Overview of the Model Structure:

1. Three-Stage Framework: The model is structured into three primary stages:

• Feature Extraction and Fusion: This stage processes dashcam video inputs using a MobileNetv2-based feature extractor, producing vision-aware features. These features are combined with object vectors detected by a Cascade R-CNN, creating object-aware features. A dual vision attention mechanism refines these features, focusing on high-risk elements in the scene.
• Accident Anticipation and Localization: The second stage involves predicting the likelihood of an accident and localizing the objects involved. This is achieved through a combination of GRUs, MLPs, and a dynamic object attention mechanism that iteratively adjusts attention to the most critical elements in the traffic scene.
• Verbal Accident Alerts: In the final stage, the system generates verbal warnings about potential accidents using a large language model (LLaVa-NEXT), combining visual and linguistic data to create clear, actionable insights.

2. Dynamic Attention Mechanisms: The model employs a novel chain-based attention mechanism termed dynamic diffuse attention that iteratively refines feature representations. Traditional attention mechanisms necessitate updating the attention matrix via gradient descent and backpropagation after processing a batch through the model. These approaches render the attention matrix heavily dependent on the overall model architecture and specific hyperparameters. To handle this problem, we pioneer the dynamic diffuse attention, which fine-tunes the granularity of the feature matrix across various iterations rather than in a batch-centric manner. This allows the system to prioritize high-risk objects in complex, multi-agent traffic scenes, enhancing both the accuracy and timeliness of accident predictions.

3. Multimodal Inputs: The model integrates various data types, including visual features from dashcam videos and object detection data, to create a comprehensive understanding of the driving environment. These multimodal inputs are essential for the model's ability to predict not just when an accident might occur, but also where and what might be involved.
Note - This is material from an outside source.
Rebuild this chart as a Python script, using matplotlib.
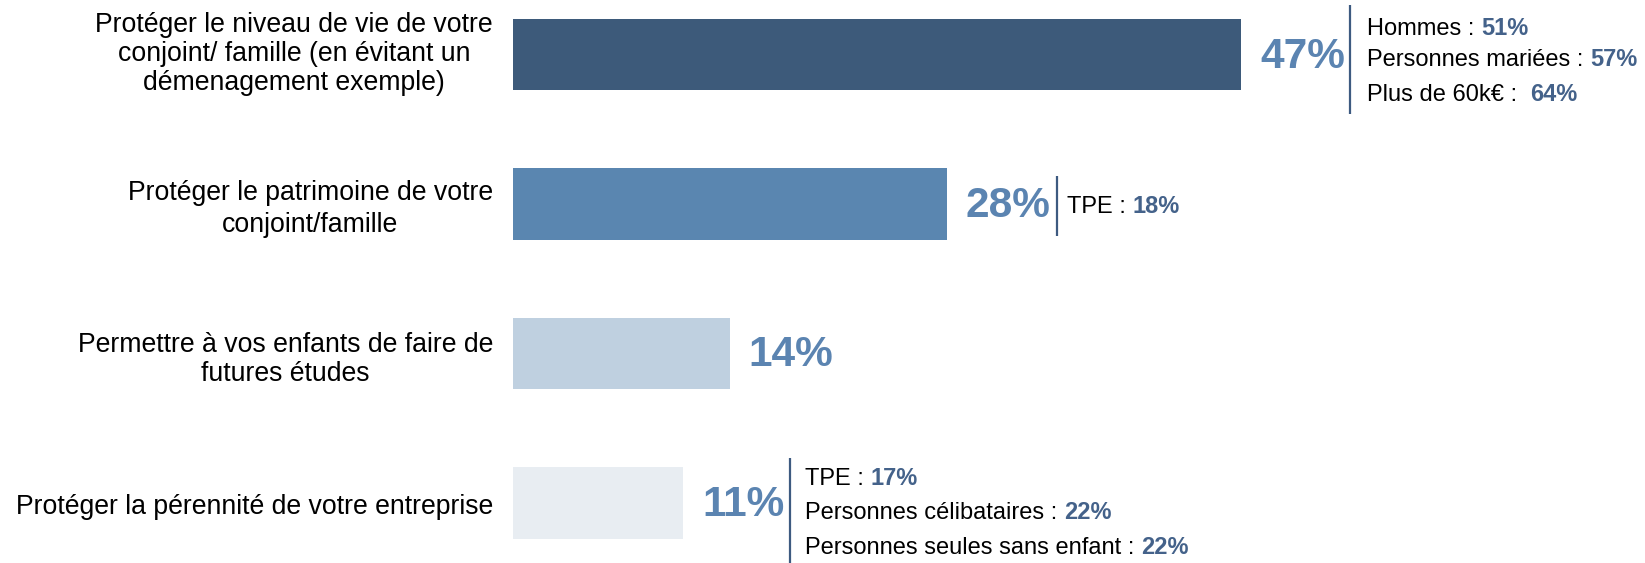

We conduct extensive experiments on the DAD, CCD, and A3D datasets. Our model demonstrates superior performance in both AP and mTTA metrics. Notably, on the DAD dataset, our model achieved a remarkable 14.6% improvement in AP and a 16.4% increase in mTTA compared to the second-performing model. While enhancements on the CCD and A3D datasets were more modest, this can be attributed to the already near-optimal performance of competing models on these datasets. Additionally, our model secured the top scores across both AP and mTTA metrics.

Our analysis revealed that, unlike competing models which faced challenges in optimizing the trade-off between AP and mTTA, our model adeptly maintains this balance throughout the training process. While other models, such as DSTA, peaked in AP at the 20th epoch before experiencing a rapid decline, our model reaches peak performance by the 2nd epoch and maintains a minimal decline in performance thereafter, highlighting its rapid convergence and resilience to overfitting.

Furthermore, our model undergoes rigorous multi-class accuracy (AOLA) testing on the DAD dataset, achieving an accuracy rate of nearly 90%. This test involves classifying each video frame into one of 19 possible object categories, demonstrating the model's accuracy in recognizing and classifying a wide range of objects in complex traffic scenes. Achieving such a high accuracy rate, especially in a multi-class setting, underscores the effectiveness and adaptability of our model and sets a new benchmark in accident anticipation and localization for autonomous driving systems.